In her recent OHRH post, the Special Representative and Co-ordinator for Combating Trafficking in Human Beings at the OSCE highlighted the extent of the forced labour phenomenon in the modern, globalised labour market. She cited the International Labour Organization’s 2012 estimates that 20.9 million people are victims of forced labour globally, though the organisation stresses that this is a conservative estimate.

The UK signed the International Labour Organisation Forced Labour Convention in 1931 and has been under a positive obligation to effectively penalise forced labour since then. The court’s ruling underlines why it matters to have a ‘bespoke’ criminal offence which goes to the heart of the mischief: offences such as blackmail, theft, and kidnapping do not suffice alone. In practical domestic terms, in the absence of a specific offence targeting the core of the credible allegations made by CN (that she was forced to work without pay and under threat), the police’s investigative powers were necessarily limited. There was, for example, no PACE power to arrest or interview suspects under caution for the relevant conduct. Further, the penalties for ancillary offences such as ‘obtaining pecuniary advantage by deception’ under the Theft Act 1968 would have been grossly inadequate given her extraordinary four-year ordeal.

Following a campaign spearheaded by Anti-Slavery International and Liberty, with an influential opinion from Helen Mountfield QC and the former DPP, the last Government introduced a new offence of slavery, servitude and forced labour in 2010. It remains to be seen if that new offence is sufficiently precise to result in convictions; the EHRC raised this concern in its third party submissions in CN. However, despite this clear admission that there was a lacuna in the law protecting victims, the Government still refused to concede CN’s case.

The court’s robust judgment highlights the importance of victims having access to effective remedies and adequate protection from the state when subject to ill-treatment by third parties. It builds on Strasbourg’s exacting Article 4 positive obligations jurisprudence in relation to protection for victims of modern slavery in jurisdictions with distinct legal frameworks: CN and V v. France (67724/09), Rantsev v. Cyprus and Russia (2010) 51 EHRR 1 and Siliadin v. France (2006) 43 EHRR 16.

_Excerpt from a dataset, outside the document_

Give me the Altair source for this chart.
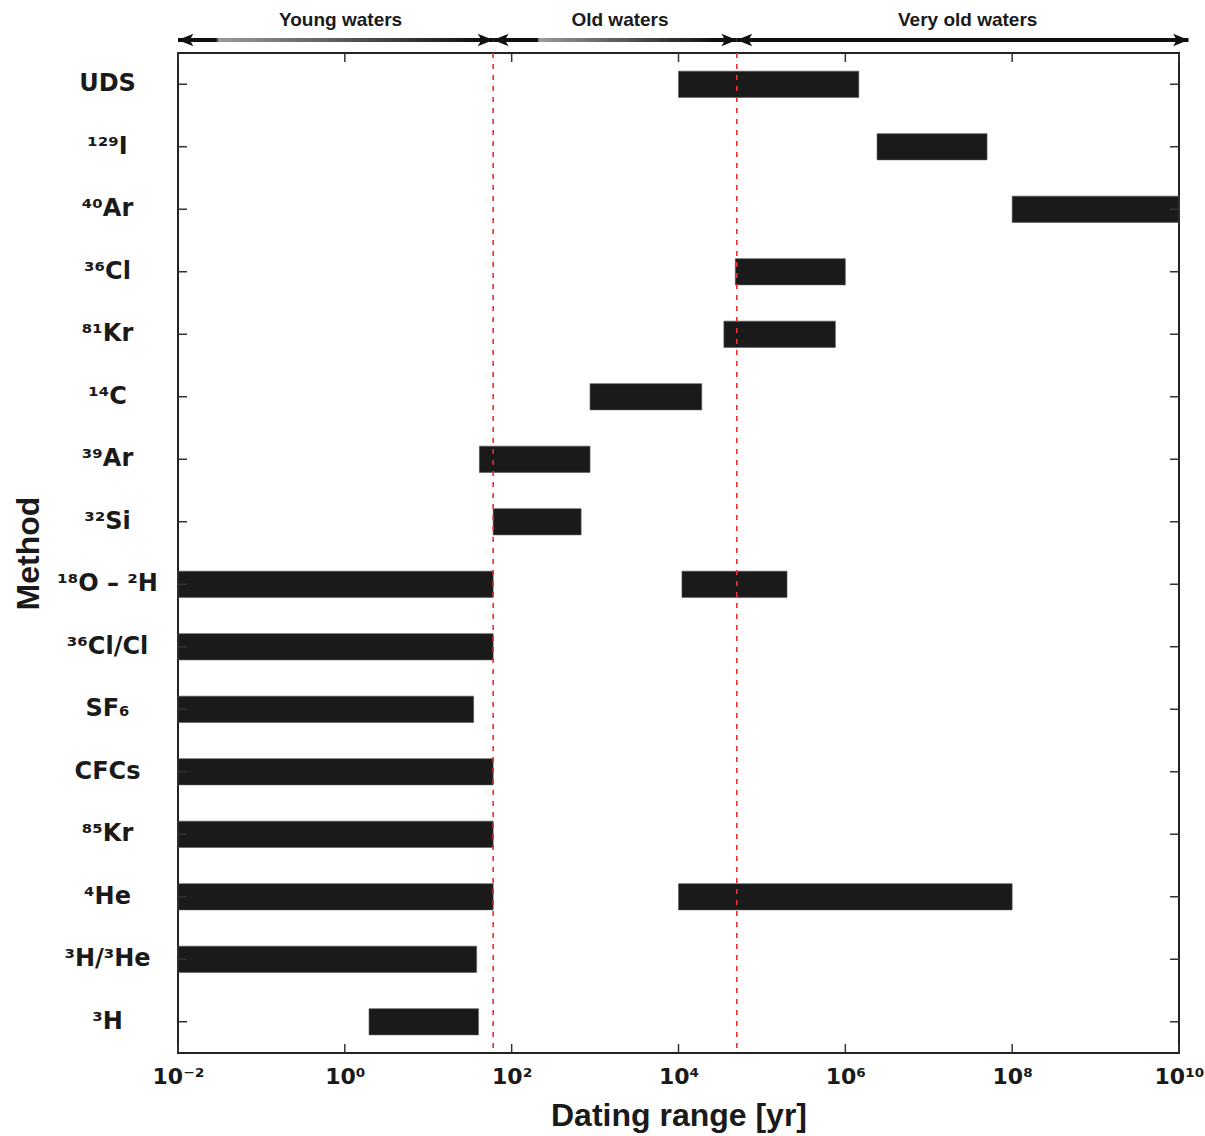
import altair as alt
import pandas as pd

# Dating methods, top to bottom
methods = ["UDS", "¹²⁹I", "⁴⁰Ar", "³⁶Cl", "⁸¹Kr", "¹⁴C", "³⁹Ar", "³²Si",
           "¹⁸O – ²H", "³⁶Cl/Cl", "SF₆", "CFCs", "⁸⁵Kr", "⁴He", "³H/³He", "³H"]

# Dating ranges in years (one row per bar; some methods cover two ranges)
bar_method = ["UDS", "¹²⁹I", "⁴⁰Ar", "³⁶Cl", "⁸¹Kr", "¹⁴C", "³⁹Ar", "³²Si",
              "¹⁸O – ²H", "¹⁸O – ²H", "³⁶Cl/Cl", "SF₆", "CFCs", "⁸⁵Kr",
              "⁴He", "⁴He", "³H/³He", "³H"]
bar_start = [1e4, 2.4e6, 1e8, 4.8e4, 3.5e4, 870, 41, 60,
             1e-2, 1.1e4, 1e-2, 1e-2, 1e-2, 1e-2,
             1e-2, 1e4, 1e-2, 1.95]
bar_end = [1.45e6, 5e7, 1e10, 1e6, 7.6e5, 1.9e4, 870, 680,
           60, 2e5, 60, 35, 60, 60,
           60, 1e8, 38, 40]

# Water-age classes and their boundaries (years)
region_names = ["Young waters", "Old waters", "Very old waters"]
region_start = [1e-2, 60, 5e4]
region_end = [60, 5e4, 1.3e10]
boundaries = [60, 5e4]

# Axis ticks
tick_values = [1e-2, 1e0, 1e2, 1e4, 1e6, 1e8, 1e10]
tick_labels = ["10⁻²", "10⁰", "10²", "10⁴", "10⁶", "10⁸", "10¹⁰"]

W, H = 1001, 1000
FONT = "Liberation Sans"
SUP_FONT = "DejaVu Sans"
INK = "#1a1a1a"
TICK_LEN = 9
X_TITLE = "Dating range [yr]"
Y_TITLE = "Method"

bars_df = pd.DataFrame({"method": bar_method, "start": bar_start, "end": bar_end})
methods_df = pd.DataFrame({"method": methods})
ticks_df = pd.DataFrame({"v": tick_values})
bound_df = pd.DataFrame({"b": boundaries})
regions_df = pd.DataFrame({
    "name": region_names,
    "start": region_start,
    "end": region_end,
    "mid": [(a * b) ** 0.5 for a, b in zip(region_start, region_end)],
})

label_expr = ""
for v, lab in zip(tick_values, tick_labels):
    label_expr += f"datum.value < {v * 3} ? '{lab}' : "
label_expr += "''"

xscale = alt.Scale(type="log", domain=[1e-2, 1e10], nice=False)
yscale = alt.Scale(paddingInner=0.58, paddingOuter=0.29)

x_axis = alt.Axis(values=tick_values, labelExpr=label_expr,
                  domain=False, ticks=False, grid=False,
                  labelFlush=False, labelOverlap=False, labelBound=False,
                  labelFont=SUP_FONT, labelFontSize=22, labelFontWeight="bold",
                  labelColor=INK, labelPadding=13,
                  titleFont=FONT, titleFontSize=32, titleFontWeight="bold",
                  titleColor=INK, titleX=W / 2, titleY=72,
                  titleBaseline="alphabetic", titleAlign="center")
y_axis = alt.Axis(domain=False, ticks=False, grid=False,
                  labelFont=SUP_FONT, labelFontSize=24, labelFontWeight="bold",
                  labelColor=INK, labelAlign="center", labelBaseline="middle",
                  labelPadding=71,
                  titleFont=FONT, titleFontSize=32, titleFontWeight="bold",
                  titleColor=INK, titleX=-150, titleY=H / 2,
                  titleAlign="center", titleBaseline="middle", titleAngle=270)


def xq(field):
    return alt.X(f"{field}:Q", scale=xscale, axis=x_axis, title=X_TITLE)


def yn():
    return alt.Y("method:N", sort=methods, scale=yscale, axis=y_axis, title=Y_TITLE)


bars = alt.Chart(bars_df).mark_bar(color=INK, stroke="#555", strokeWidth=0.6).encode(
    x=xq("start"), x2="end:Q", y=yn())

# Inward ticks on all four sides of the frame
tick_style = dict(color="#333", strokeWidth=1.5)
yticks_left = alt.Chart(methods_df).mark_rule(**tick_style).encode(
    y=yn(), x=alt.value(0), x2=alt.value(TICK_LEN))
yticks_right = alt.Chart(methods_df).mark_rule(**tick_style).encode(
    y=yn(), x=alt.value(W - TICK_LEN), x2=alt.value(W))
xticks_bottom = alt.Chart(ticks_df).mark_rule(**tick_style).encode(
    x=xq("v"), y=alt.value(H - TICK_LEN), y2=alt.value(H))
xticks_top = alt.Chart(ticks_df).mark_rule(**tick_style).encode(
    x=xq("v"), y=alt.value(0), y2=alt.value(TICK_LEN))

# Dashed class boundaries
bounds = alt.Chart(bound_df).mark_rule(color="#e53030", strokeDash=[5, 6], strokeWidth=1.6).encode(
    x=xq("b"))

# Double-headed arrows above the plot marking each water class
ARROW_Y = -13
shaft_fills = [
    alt.Gradient(gradient="linear", stops=[
        alt.GradientStop(color="#111", offset=0), alt.GradientStop(color="#111", offset=0.12),
        alt.GradientStop(color="#9a9a9a", offset=0.13), alt.GradientStop(color="#111", offset=0.95),
        alt.GradientStop(color="#111", offset=1)]),
    alt.Gradient(gradient="linear", stops=[
        alt.GradientStop(color="#111", offset=0), alt.GradientStop(color="#111", offset=0.18),
        alt.GradientStop(color="#9a9a9a", offset=0.19), alt.GradientStop(color="#111", offset=0.9),
        alt.GradientStop(color="#111", offset=1)]),
    "#111",
]
shafts = []
for i, fill in enumerate(shaft_fills):
    shafts.append(
        alt.Chart(regions_df.iloc[[i]]).mark_rect(fill=fill).encode(
            x=xq("start"), x2="end:Q",
            y=alt.value(ARROW_Y - 2), y2=alt.value(ARROW_Y + 2))
    )

head_right = "M0,0L-1.5,-0.6L-1.15,0L-1.5,0.6Z"
head_left = "M0,0L1.5,-0.6L1.15,0L1.5,0.6Z"
heads_l = alt.Chart(regions_df).mark_point(shape=head_left, filled=True, size=420,
                                           color="#111", opacity=1).encode(
    x=xq("start"), y=alt.value(ARROW_Y))
heads_r = alt.Chart(regions_df).mark_point(shape=head_right, filled=True, size=420,
                                           color="#111", opacity=1).encode(
    x=xq("end"), y=alt.value(ARROW_Y))

region_text = alt.Chart(regions_df).mark_text(
    font=FONT, fontSize=19, fontWeight="bold", color=INK, baseline="middle", dx=5
).encode(x=xq("mid"), y=alt.value(-33), text="name:N")

chart = alt.layer(
    bars, bounds, yticks_left, yticks_right, xticks_bottom, xticks_top,
    *shafts, heads_l, heads_r, region_text,
).properties(
    width=W, height=H,
    autosize=alt.AutoSizeParams(type="none"),
    padding={"left": 178, "top": 53, "right": 26, "bottom": 83},
    background="white",
).configure_view(stroke="#222", strokeWidth=2)

chart.save("out.html", embed_options={"renderer": "svg", "actions": False})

The court confirmed that “There will be a violation of Article 4 where the authorities fail to take appropriate measures within the scope of their powers to remove the individual from that situation or risk.” [§67]  It then set out the necessary ingredients for an Article 4-compliant investigation at [§69]: “Article 4 entails a procedural obligation to investigate where there is a credible suspicion that an individual’s rights under that Article have been violated…For an investigation to be effective, it must be independent from those implicated in the events. It must also be capable of leading to the identification and punishment of individuals responsible, an obligation not of result but means. A requirement of promptness and reasonable expedition is implicit in all cases but where the possibility of removing the individual from the harmful situation is available, the investigation must be undertaken as a matter of urgency. The victim or their next-of-kin must be involved in the procedure to the extent necessary to safeguard their legitimate interests.”   Importantly, in the context of the current problems with ‘cut-price’ court interpreting contracts, the latter would certainly include access to translation services of adequate quality. Whilst some of the above will be familiar from recent case law in relation to positive obligations under Articles 2,3 and 8, the case is a first in terms of the UK’s obligations under Article 4.

Gwendolen Morgan is an Associate at Bindmans LLP.  She was CN’s solicitor, instructing Helen Law and Helen Mountfield QC from Matrix Chambers.